┌──

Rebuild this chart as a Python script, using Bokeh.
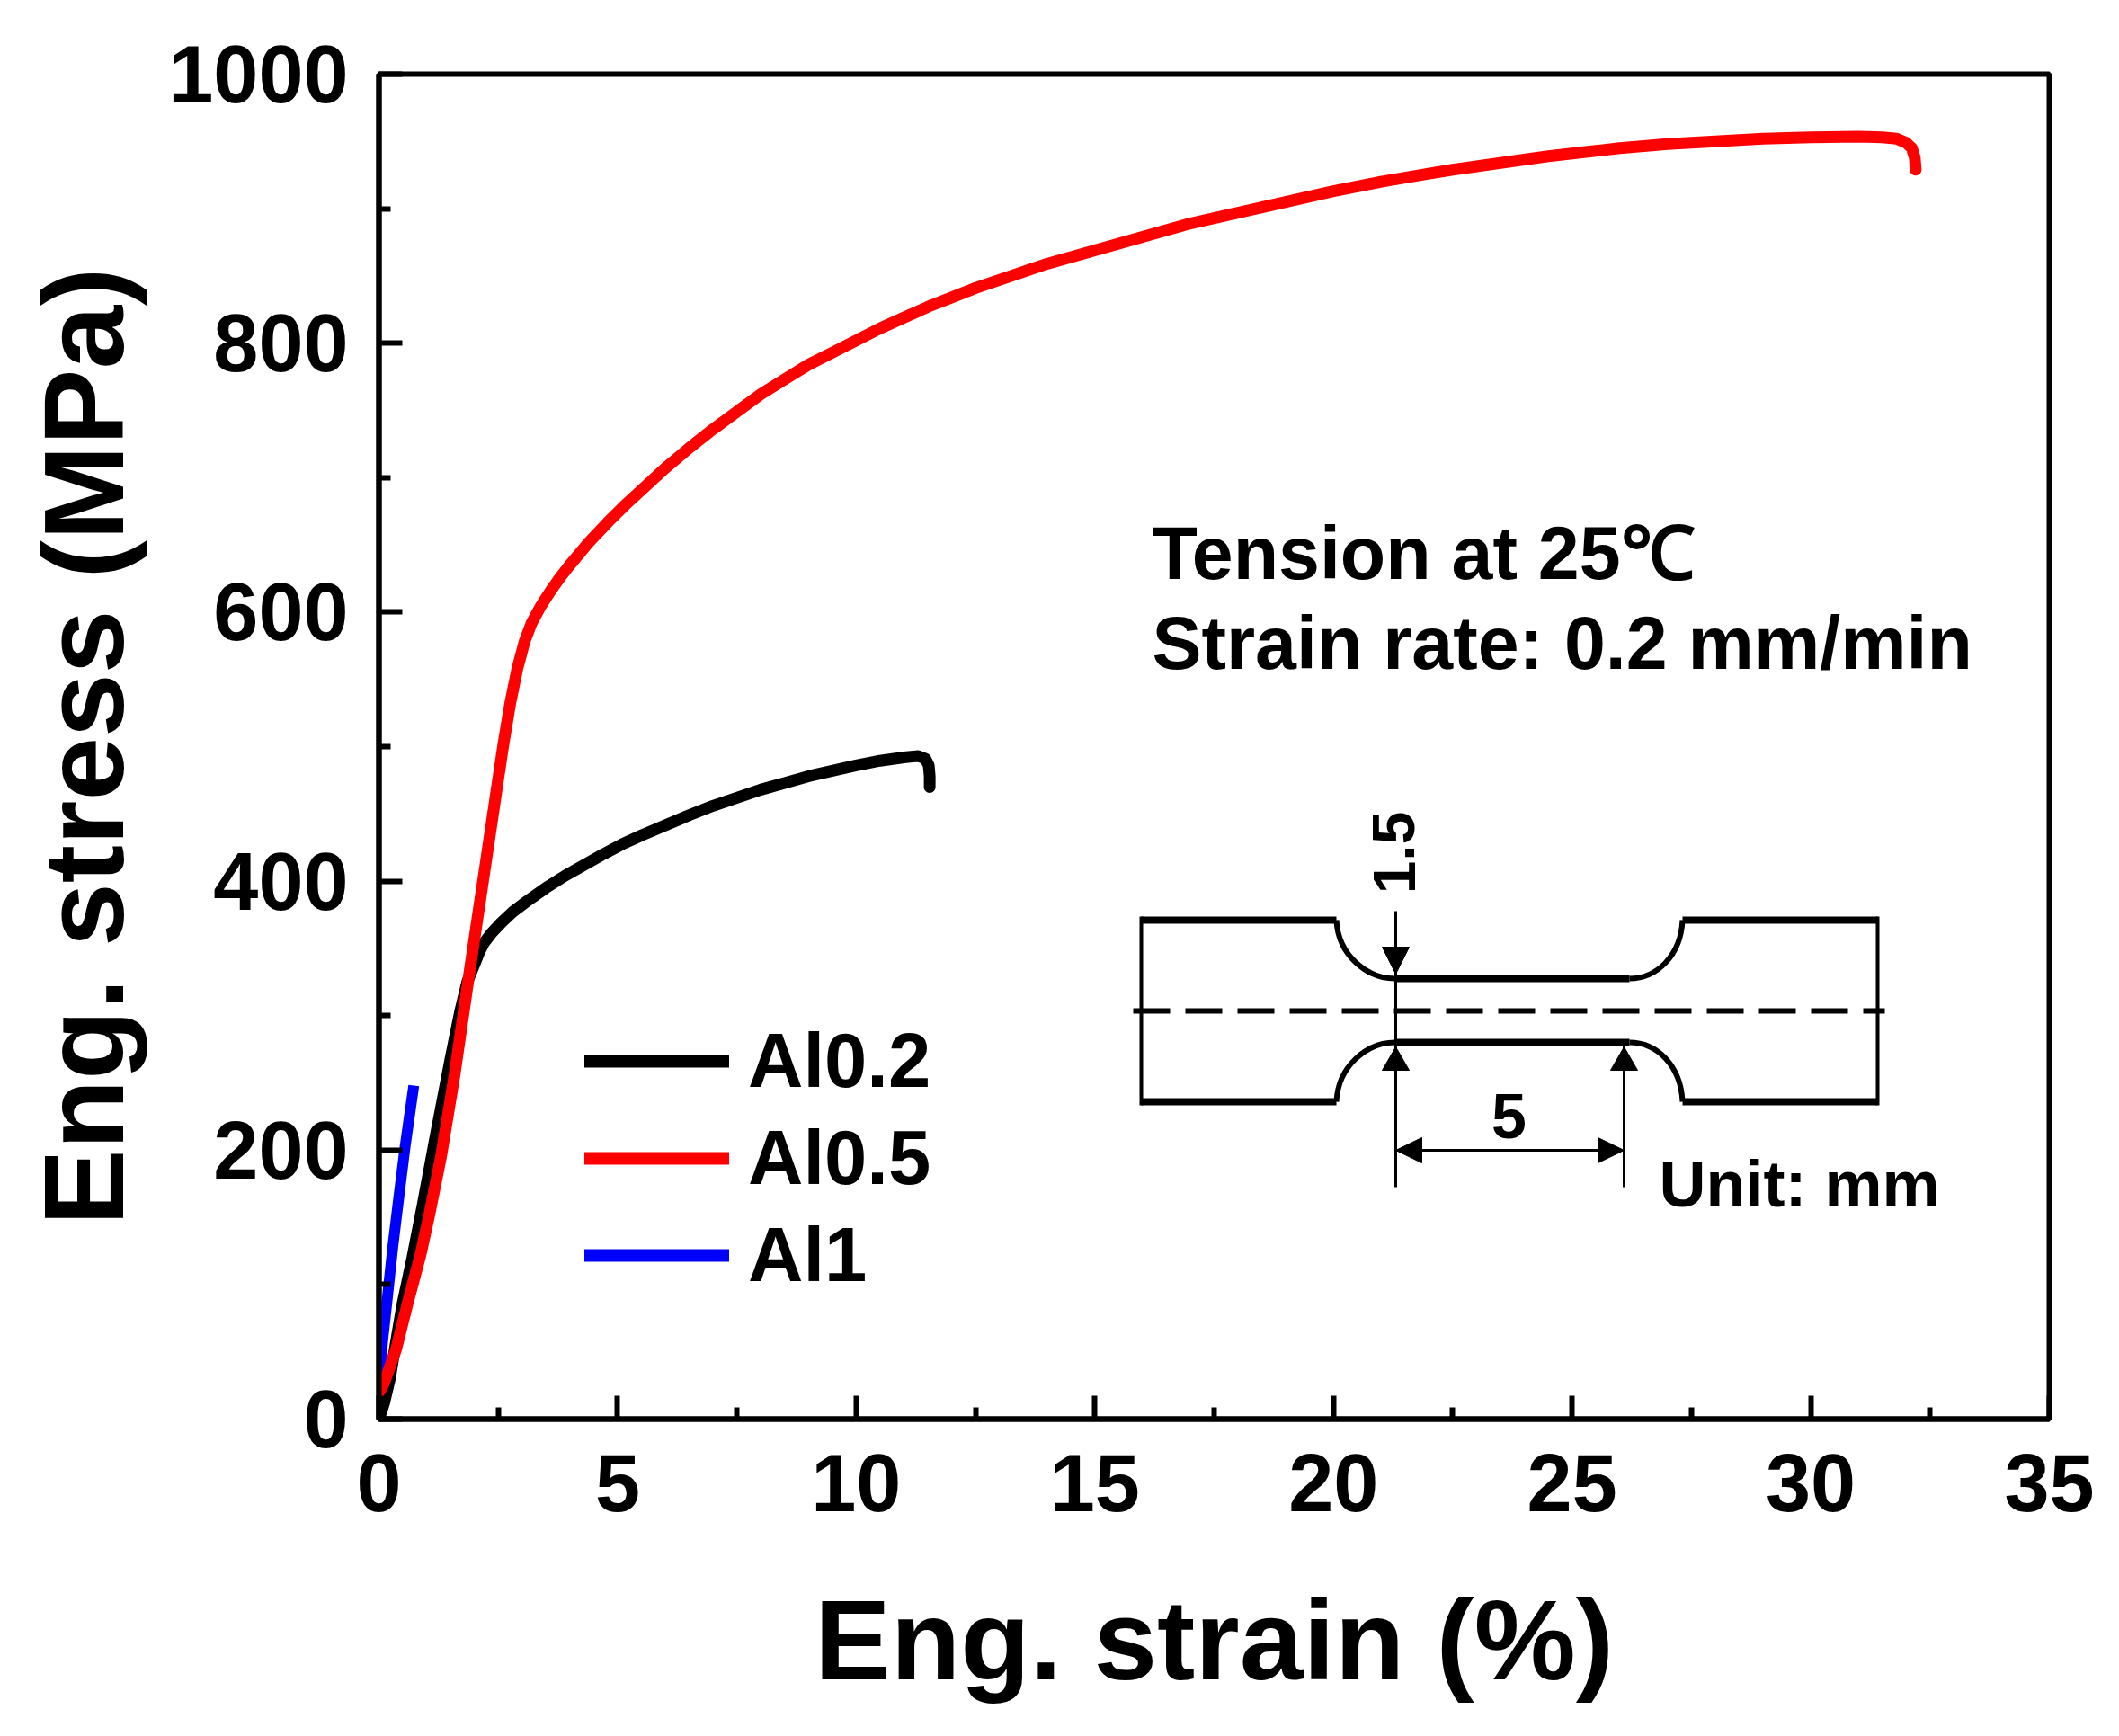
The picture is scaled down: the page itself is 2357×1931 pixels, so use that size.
from bokeh.plotting import figure
from bokeh.models import FixedTicker, Legend, LegendItem
from bokeh.core.properties import value
from bokeh.embed import file_html
from bokeh.resources import INLINE

# ---- data ----
al02_x = [0, 0.11, 0.23, 0.36, 0.49, 0.7, 0.92, 1.2, 1.5, 1.7, 1.85, 2.0, 2.1, 2.2, 2.35, 2.56, 2.8, 3.1, 3.5, 3.9, 4.3, 4.7, 5.1, 5.5, 6, 6.5, 7, 7.5, 8, 8.5, 9, 9.5, 10, 10.5, 11, 11.3, 11.45, 11.52, 11.54, 11.54]
al02_y = [0, 12, 30, 58, 85, 120, 160, 213, 268, 303, 325, 338, 347, 354, 361, 369, 377, 385, 395, 404, 412, 420, 427.5, 434, 441.5, 449, 456, 462, 468, 473, 478, 482, 486, 489.5, 492, 493, 491, 486, 478, 470]
al05_x = [0.02, 0.11, 0.36, 0.6, 0.87, 1.05, 1.3, 1.58, 1.83, 2.05, 2.24, 2.42, 2.6, 2.75, 2.9, 3.05, 3.2, 3.4, 3.6, 3.8, 4.0, 4.4, 4.8, 5.2, 5.6, 6, 6.5, 7, 7.5, 8, 8.5, 9, 9.5, 10, 10.5, 11, 11.5, 12, 12.5, 13, 13.5, 14, 14.5, 15, 15.5, 16, 16.5, 17, 17.5, 18, 18.5, 19, 19.5, 20, 20.5, 21, 21.5, 22, 22.5, 23, 23.5, 24, 24.5, 25, 25.5, 26, 26.5, 27, 27.5, 28, 28.5, 29, 29.5, 30, 31, 31.5, 31.8, 32, 32.12, 32.18, 32.2]
al05_y = [21, 27, 52, 86, 122, 151, 195, 255, 316, 369, 414, 457, 500, 532, 558, 578, 592, 605, 616, 626, 635, 652, 667, 681, 694, 707, 722, 736, 749, 762, 773, 784, 793, 802, 811, 819, 827, 834, 841, 847, 853, 859, 864, 869, 874, 879, 884, 889, 893, 897, 901, 905, 909, 913, 916.5, 920, 923, 926, 929, 931.5, 934, 936.5, 939, 941, 943, 945, 946.5, 948, 949, 950, 951, 952, 952.5, 953, 953.5, 953, 952, 949, 945, 938, 929]
al1_x = [0.01, 0.03, 0.08, 0.17, 0.29, 0.42, 0.55, 0.73]
al1_y = [25, 37, 59, 88, 128, 166, 203, 248]
x_major = [0, 5, 10, 15, 20, 25, 30, 35]
x_minor = [2.5, 7.5, 12.5, 17.5, 22.5, 27.5, 32.5]
y_major = [0, 200, 400, 600, 800, 1000]
y_minor = [100, 300, 500, 700, 900]
names = ["Al0.2", "Al0.5", "Al1"]
colors = ["#000000", "#ff0000", "#0000ff"]

FONT = "Liberation Sans"
L, R, T, B = 421, 2279, 82, 1578
def dx(px): return (px - L) / (R - L) * 35
def dy(py): return (B - py) / (B - T) * 1000

p = figure(width=2341, height=1915, output_backend="svg", toolbar_location=None,
           x_range=(0, 35), y_range=(0, 1000),
           min_border_left=L, min_border_right=2341 - R,
           min_border_top=T, min_border_bottom=1915 - B)
p.grid.visible = False
p.outline_line_color = "black"
p.outline_line_width = 6
p.background_fill_color = "white"
p.border_fill_color = "white"

p.xaxis.ticker = FixedTicker(ticks=x_major, minor_ticks=x_minor)
p.yaxis.ticker = FixedTicker(ticks=y_major, minor_ticks=y_minor)
p.xaxis.axis_label = "Eng. strain (%)"
p.yaxis.axis_label = "Eng. stress (MPa)"
for ax in (p.xaxis[0], p.yaxis[0]):
    ax.axis_line_width = 6
    ax.major_tick_line_width = 6
    ax.minor_tick_line_width = 6
    ax.major_tick_in = 26
    ax.major_tick_out = 0
    ax.minor_tick_in = 13
    ax.minor_tick_out = 0
    ax.major_label_text_font = FONT
    ax.major_label_text_font_style = "bold"
    ax.major_label_text_font_size = "90px"
    ax.major_label_text_color = "black"
    ax.axis_label_text_font = FONT
    ax.axis_label_text_font_style = "bold"
    ax.axis_label_text_color = "black"
p.xaxis.axis_label_text_font_size = "127px"
p.yaxis.axis_label_text_font_size = "127px"
p.xaxis.major_label_standoff = 39
p.yaxis.major_label_standoff = 34
p.xaxis.axis_label_standoff = 69
p.yaxis.axis_label_standoff = 20

p.line(al02_x, al02_y, line_color=colors[0], line_width=13, line_cap="round", line_join="round")
p.line(al1_x, al1_y, line_color=colors[2], line_width=12, line_cap="butt", line_join="round")
p.line(al05_x, al05_y, line_color=colors[1], line_width=13, line_cap="round", line_join="round")
nan = float("nan")
keys = [p.line([nan, nan], [nan, nan], line_color=c, line_width=14, line_cap="round") for c in colors]

leg = Legend(items=[LegendItem(label=n, renderers=[r]) for n, r in zip(names, keys)],
             location=(650 - L, B - 1445), glyph_width=161, glyph_height=90, label_standoff=21,
             spacing=10, padding=0, margin=0, border_line_color=None, background_fill_alpha=0,
             label_text_font=FONT, label_text_font_style="bold", label_text_font_size="85px",
             label_text_color="black")
p.add_layout(leg)

def txt(x, y, s, size, angle=0, align="left"):
    p.text([dx(x)], [dy(y)], text=[s], text_font=value(FONT), text_font_style="bold",
           text_font_size=size, text_color="black", angle=angle, text_align=align,
           text_baseline="alphabetic")

txt(1281, 614, "Tension at 25℃", "82.5px")
txt(1281, 714, "Strain rate: 0.2 mm/min", "82.5px")
txt(1845, 1316, "Unit: mm", "72px")
txt(1678, 1241, "5", "70px", align="center")
txt(1550, 948, "1.5", "66px", angle=1.5708, align="center")

# specimen sketch (positions taken through the chart's scales)
xl, xr = 1269, 2088
yt, yb, nt, nb = 1023, 1225, 1088, 1159
s1, s2, e1, e2 = 1486, 1551, 1812, 1871
def seg(xs, ys, w=7, dash="solid"):
    p.line([dx(v) for v in xs], [dy(v) for v in ys], line_color="black", line_width=w,
           line_dash=dash, line_cap="butt", line_join="miter")
seg([s1, xl], [yt, yt], 8)
seg([s1, xl], [yb, yb], 8)
seg([e2, xr], [yt, yt], 8)
seg([e2, xr], [yb, yb], 8)
seg([xl, xl], [yt - 4, yb + 4], 4)
seg([xr, xr], [yt - 4, yb + 4], 4)
seg([s2, e1], [nt, nt], 8)
seg([s2, e1], [nb, nb], 8)
for x0, y0, c0x, c0y, c1x, c1y, x1, y1 in [
    (s1, yt, s1 + 2, nt - 25, s2 - 30, nt, s2, nt),
    (s1, yb, s1 + 2, nb + 25, s2 - 30, nb, s2, nb),
    (e2, yt, e2 - 2, nt - 25, e1 + 30, nt, e1, nt),
    (e2, yb, e2 - 2, nb + 25, e1 + 30, nb, e1, nb),
]:
    p.bezier([dx(x0)], [dy(y0)], [dx(x1)], [dy(y1)], [dx(c0x)], [dy(c0y)], [dx(c1x)], [dy(c1y)],
             line_color="black", line_width=6)
seg([1260, 2096], [1124, 1124], 6, "41 17")
seg([1552, 1552], [1013, 1320], 3)
seg([1806, 1806], [1162, 1320], 3)
seg([1552, 1806], [1279, 1279], 3)
heads = [
    ([1537, 1567, 1552], [1053, 1053, 1083]),
    ([1537, 1567, 1552], [1190, 1190, 1164]),
    ([1791, 1821, 1806], [1190, 1190, 1164]),
    ([1581, 1581, 1552], [1265, 1293, 1279]),
    ([1777, 1777, 1806], [1265, 1293, 1279]),
]
p.patches([[dx(v) for v in h[0]] for h in heads], [[dy(v) for v in h[1]] for h in heads],
          fill_color="black", line_color="black", line_width=1)

open("out.html", "w").write(file_html(p, INLINE))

└──

> _Exercise aim_:
Extract exactly and only these lines: the line containing "The picture is", the line containing "from bokeh.resources import INLINE", and every line between them.

> _Expected answer_:
The picture is scaled down: the page itself is 2357×1931 pixels, so use that size.
from bokeh.plotting import figure
from bokeh.models import FixedTicker, Legend, LegendItem
from bokeh.core.properties import value
from bokeh.embed import file_html
from bokeh.resources import INLINE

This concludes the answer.